Review by Frank Plowright
The Great Revelation is the day on which vampires came out to the world, when synthetic Tru Blood enabled them to co-exist in harmony with humanity, and Where Were You? takes a tour around the True Blood cast letting us in on what each of them was doing around that time. Most pertinent to the present day story is Eric’s past, when another vampire objects to the idea of peace between species. It occurs around season four of the TV show.
With Where Were You? True Blood gets a dedicated creative team over the final three graphic novels, which considering two of the three earlier ones were poor, is welcome. Show actor Michael McMillian (Reverend Steve Newlin) writes with experienced comics creator Ann Nocenti (now credited as ‘Annie’) while Michael Gaydos takes over the art.
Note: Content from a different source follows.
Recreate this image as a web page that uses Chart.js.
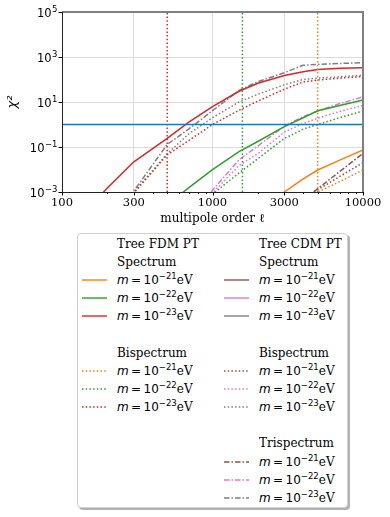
<!DOCTYPE html>
<html>
<head>
<meta charset="utf-8">
<script src="https://cdn.jsdelivr.net/npm/chart.js"></script>
<style>
  body { margin: 0; background: #fff; }
  #contenedor { position: relative; width: 390px; height: 517px; overflow: hidden; }
  #grafico { position: absolute; left: 0; top: 0; }
  #leyenda {
    position: absolute; left: 77px; top: 233px; width: 269px; height: 273px;
    border: 1px solid #cfcfcf; border-radius: 4px; background: #fff;
    box-shadow: 2px 2px 0 rgba(0, 0, 0, 0.3);
  }
  .fila {
    position: absolute; height: 18px; line-height: 18px; white-space: nowrap;
    font-family: "DejaVu Serif"; font-size: 12px; color: #000;
  }
  .manija { position: absolute; }
  .m { font-family: "DejaVu Sans"; font-style: italic; }
  .s { font-family: "DejaVu Sans"; }
  .sup { font-family: "DejaVu Sans"; font-size: 8.5px; position: relative; top: -5px; }
</style>
</head>
<body>
<div id="contenedor">
  <canvas id="grafico" width="390" height="230"></canvas>
  <div id="leyenda"></div>
</div>
<script>
//DATOS//
const ell = [100, 200, 300, 500, 700, 1000, 1500, 2000, 3000, 4000, 5000, 7000, 10000];

// Tree FDM PT
const fdmSpec21 = [null, null, null, null, null, null, null, 1e-4, 1.0e-3, 3.8e-3, 9.5e-3, 0.026, 0.074];
const fdmSpec22 = [null, null, null, 2.7e-4, 1.6e-3, 9.8e-3, 0.062, 0.175, 0.8, 2.0, 4.1, 7.0, 12.3];
const fdmSpec23 = [1e-5, 1.5e-3, 0.022, 0.24, 1.3, 6.2, 30, 68, 150, 222, 280, 315, 336];
const fdmBi21 = [null, null, null, null, null, null, null, null, 1e-5, 4.9e-4, 9.8e-4, 2.9e-3, 9.5e-3];
const fdmBi22 = [null, null, null, null, 1e-5, 8e-4, 7e-3, 0.03, 0.24, 0.62, 1.0, 2.0, 4.0];
const fdmBi23 = [null, 1e-6, 9e-4, 0.045, 0.2, 1.0, 4.3, 10.9, 37, 78, 95, 115, 135];

// Tree CDM PT
const cdmBi21 = [null, null, null, null, null, null, null, null, 1e-5, 5e-4, 1.25e-3, 4.9e-3, 0.02];
const cdmBi22 = [null, null, null, null, 1e-5, 9e-4, 0.015, 0.05, 0.46, 1.1, 1.9, 3.8, 7.0];
const cdmBi23 = [null, 1e-6, 1.0e-3, 0.05, 0.4, 2.0, 10, 22, 58, 100, 115, 132, 155];
const cdmTri21 = [null, null, null, null, null, null, null, null, 1e-5, 4.4e-4, 1.4e-3, 8.1e-3, 0.052];
const cdmTri22 = [null, null, null, null, 2e-5, 1.2e-3, 0.027, 0.11, 0.85, 2.2, 4.0, 8.5, 17];
const cdmTri23 = [null, 1e-6, 1.1e-3, 0.13, 0.65, 4.1, 33, 80, 200, 430, 470, 515, 560];

// lineas de referencia
const corteMasa = [500, 1580, 5000];
const umbralChi2 = 1;
const rangoX = [100, 10000];
const rangoY = [1e-3, 1e5];

// ejes
const xTicks = [100, 300, 1000, 3000, 10000];
const xTickLabels = ["100", "300", "1000", "3000", "10000"];
const xMinor = [200, 400, 500, 600, 700, 800, 900, 2000, 4000, 5000, 6000, 7000, 8000, 9000];
const xGrid = [300, 1000, 3000];
const yTicks = [1e-3, 1e-1, 1e1, 1e3, 1e5];
const yTickExp = ["−3", "−1", "1", "3", "5"];
const yGrid = [1e-1, 1e1, 1e3];

const masas = ["−21", "−22", "−23"];

//COLORES//
const naranja = "#ff7f0e";
const verde = "#2ca02c";
const rojo = "#d62728";
const cafe = "#8c564b";
const rosa = "#e377c2";
const gris = "#7f7f7f";
const azul = "#1f77b4";

const punteado = [1.5, 2.2];
const rayaPunto = [5.5, 2, 1.5, 2];

//FUNCIONES//
function puntos(valores) {
    const out = [];
    for (let i = 0; i < ell.length; i++) {
        if (valores[i] !== null) out.push({ x: ell[i], y: valores[i] });
    }
    return out;
}

function serie(valores, color, dash) {
    return {
        data: puntos(valores),
        borderColor: color,
        borderWidth: 1.5,
        borderDash: dash || [],
        pointRadius: 0,
        tension: 0,
        fill: false
    };
}

function vertical(x, color) {
    return {
        data: [{ x: x, y: rangoY[0] }, { x: x, y: rangoY[1] }],
        borderColor: color,
        borderWidth: 1.5,
        borderDash: punteado,
        pointRadius: 0
    };
}

//MARCO, TICKS Y ETIQUETAS DEL EJE Y//
const marco = {
    id: "marco",
    afterDraw(chart) {
        const { ctx, chartArea: a, scales } = chart;
        const x = scales.x, y = scales.y;
        ctx.save();
        ctx.strokeStyle = "#000";
        ctx.lineWidth = 1;
        ctx.beginPath();
        xTicks.forEach(v => {
            const px = Math.round(x.getPixelForValue(v)) + 0.5;
            ctx.moveTo(px, a.bottom); ctx.lineTo(px, a.bottom + 3.5);
        });
        xMinor.forEach(v => {
            const px = Math.round(x.getPixelForValue(v)) + 0.5;
            ctx.moveTo(px, a.bottom); ctx.lineTo(px, a.bottom + 2);
        });
        yTicks.forEach(v => {
            const py = Math.round(y.getPixelForValue(v)) + 0.5;
            ctx.moveTo(a.left, py); ctx.lineTo(a.left - 3.5, py);
        });
        ctx.stroke();

        // etiquetas 10^n con superindice
        ctx.fillStyle = "#000";
        ctx.textBaseline = "alphabetic";
        ctx.textAlign = "left";
        yTicks.forEach((v, i) => {
            const py = y.getPixelForValue(v);
            ctx.font = "8.5px 'DejaVu Sans'";
            const wExp = ctx.measureText(yTickExp[i]).width;
            ctx.font = "11.5px 'DejaVu Sans'";
            const wBase = ctx.measureText("10").width;
            const xr = a.left - 5;
            const xb = xr - wExp - wBase;
            ctx.fillText("10", xb, py + 4.5);
            ctx.font = "8.5px 'DejaVu Sans'";
            ctx.fillText(yTickExp[i], xb + wBase + 0.5, py - 0.5);
        });

        ctx.strokeStyle = "#808080";
        ctx.lineWidth = 2;
        ctx.beginPath();
        ctx.moveTo(a.left, a.top); ctx.lineTo(a.right, a.top); ctx.lineTo(a.right, a.bottom);
        ctx.stroke();

        ctx.strokeStyle = "#222";
        ctx.lineWidth = 1;
        ctx.beginPath();
        ctx.moveTo(a.left + 0.5, a.top); ctx.lineTo(a.left + 0.5, a.bottom + 0.5); ctx.lineTo(a.right, a.bottom + 0.5);
        ctx.stroke();
        ctx.restore();
    }
};

//GRAFICO//
const datasets = [
    { data: [{ x: rangoX[0], y: umbralChi2 }, { x: rangoX[1], y: umbralChi2 }], borderColor: azul, borderWidth: 1.5, pointRadius: 0 },
    vertical(corteMasa[0], rojo),
    vertical(corteMasa[1], verde),
    vertical(corteMasa[2], naranja),
    serie(fdmSpec21, naranja),
    serie(fdmSpec22, verde),
    serie(fdmSpec23, rojo),
    serie(fdmBi21, naranja, punteado),
    serie(fdmBi22, verde, punteado),
    serie(fdmBi23, rojo, punteado),
    serie(cdmBi21, cafe, punteado),
    serie(cdmBi22, rosa, punteado),
    serie(cdmBi23, gris, punteado),
    serie(cdmTri21, cafe, rayaPunto),
    serie(cdmTri22, rosa, rayaPunto),
    serie(cdmTri23, gris, rayaPunto)
];

const chart = new Chart(document.getElementById("grafico"), {
    type: "line",
    data: { datasets: datasets },
    options: {
        responsive: false,
        animation: false,
        devicePixelRatio: 1,
        layout: { padding: { top: 12, right: 27, left: 0, bottom: 0 } },
        plugins: { legend: { display: false }, tooltip: { enabled: false } },
        scales: {
            x: {
                type: "logarithmic",
                min: rangoX[0],
                max: rangoX[1],
                afterBuildTicks: (s) => { s.ticks = xTicks.map(v => ({ value: v })); },
                afterFit: (s) => { s.height = 38; },
                ticks: {
                    callback: (v, i) => xTickLabels[i],
                    font: { family: "DejaVu Serif", size: 11.5 },
                    color: "#000",
                    padding: 4,
                    maxRotation: 0,
                    autoSkip: false
                },
                grid: {
                    drawTicks: false,
                    color: (c) => (c.tick && xGrid.includes(c.tick.value)) ? "#dcdcdc" : "rgba(0,0,0,0)"
                },
                border: { display: false },
                title: {
                    display: true,
                    text: "multipole order ℓ",
                    font: { family: "DejaVu Serif", size: 12 },
                    color: "#000",
                    padding: { top: 0, bottom: 4 }
                }
            },
            y: {
                type: "logarithmic",
                min: rangoY[0],
                max: rangoY[1],
                afterBuildTicks: (s) => { s.ticks = yTicks.map(v => ({ value: v })); },
                afterFit: (s) => { s.width = 62; },
                ticks: { display: false },
                grid: {
                    drawTicks: false,
                    color: (c) => (c.tick && yGrid.includes(c.tick.value)) ? "#dcdcdc" : "rgba(0,0,0,0)"
                },
                border: { display: false },
                title: {
                    display: true,
                    text: "χ²",
                    font: { family: "DejaVu Sans", size: 13, style: "italic" },
                    color: "#000",
                    padding: { top: 5, bottom: 0 }
                }
            }
        }
    },
    plugins: [marco]
});

//LEYENDA//
const leyenda = document.getElementById("leyenda");
const paso = 18.17;
const y0 = 9.5;

function manija(col, fila, color, dash) {
    const left = col === 0 ? 4 : 146;
    const svg = `<svg class="manija" width="25" height="6" style="left:${left}px;top:${y0 + fila * paso - 3}px">` +
        `<line x1="0" y1="3" x2="25" y2="3" stroke="${color}" stroke-width="1.4" stroke-dasharray="${dash.join(" ")}"/></svg>`;
    leyenda.insertAdjacentHTML("beforeend", svg);
}

function texto(col, fila, html) {
    const left = col === 0 ? 39 : 181;
    leyenda.insertAdjacentHTML("beforeend",
        `<div class="fila" style="left:${left}px;top:${y0 + fila * paso - 9}px">${html}</div>`);
}

function entrada(col, fila, color, dash, masa) {
    manija(col, fila, color, dash);
    texto(col, fila, `<span class="m">m</span><span class="s">&thinsp;=&thinsp;10</span><span class="sup">${masa}</span>eV`);
}

texto(0, 0, "Tree FDM PT");
texto(0, 1, "Spectrum");
[naranja, verde, rojo].forEach((c, i) => entrada(0, 2 + i, c, [], masas[i]));
texto(0, 6, "Bispectrum");
[naranja, verde, rojo].forEach((c, i) => entrada(0, 7 + i, c, punteado, masas[i]));

texto(1, 0, "Tree CDM PT");
texto(1, 1, "Spectrum");
[cafe, rosa, gris].forEach((c, i) => entrada(1, 2 + i, c, [], masas[i]));
texto(1, 6, "Bispectrum");
[cafe, rosa, gris].forEach((c, i) => entrada(1, 7 + i, c, punteado, masas[i]));
texto(1, 11, "Trispectrum");
[cafe, rosa, gris].forEach((c, i) => entrada(1, 12 + i, c, rayaPunto, masas[i]));
</script>
</body>
</html>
It goes a long way to sorting out the inconsistency problems over the series to date. While a story that’s going to have greater meaning and relevance for avid True Blood fans, Where Were You? is also a graphic novel that can be picked up by the novice, not only introducing them to the main cast and their relationships, but to some ideas behind the concept.
As an artist for a moody vampire drama Gaydos comes with pluses and minuses. That he’s a good artist overall and being fine with the expected scenes of dialogue and melodrama goes a long way, but his likenesses are variable, and drenching his faces in shadow compounds this. The bigger problem is when it comes to savage vampire action he’s not the artist to provide that visceral thrust, and it deadens some scenes that ought to have greater power.
Nocenti and McMillian give the writing a professionalism lacking for much of the series beforehand, and ensure Pam’s character of always the bitchy bridesmaid passes on a few choice lines. They introduce a viable new threat in Remus, someone who even gives Eric some pause for thought, and the result is a workable graphic novel that True Blood fans will probably rank higher. The same creative team return with Shake For Me.
There’s also a bonus epilogue written by McMillian solo delving back into Remus’ past. Frederica Manfredi has a more expansive, but less moody approach to the art, and it shows the polish Nocenti brings to the main story, where the episodes are more tightly plotted.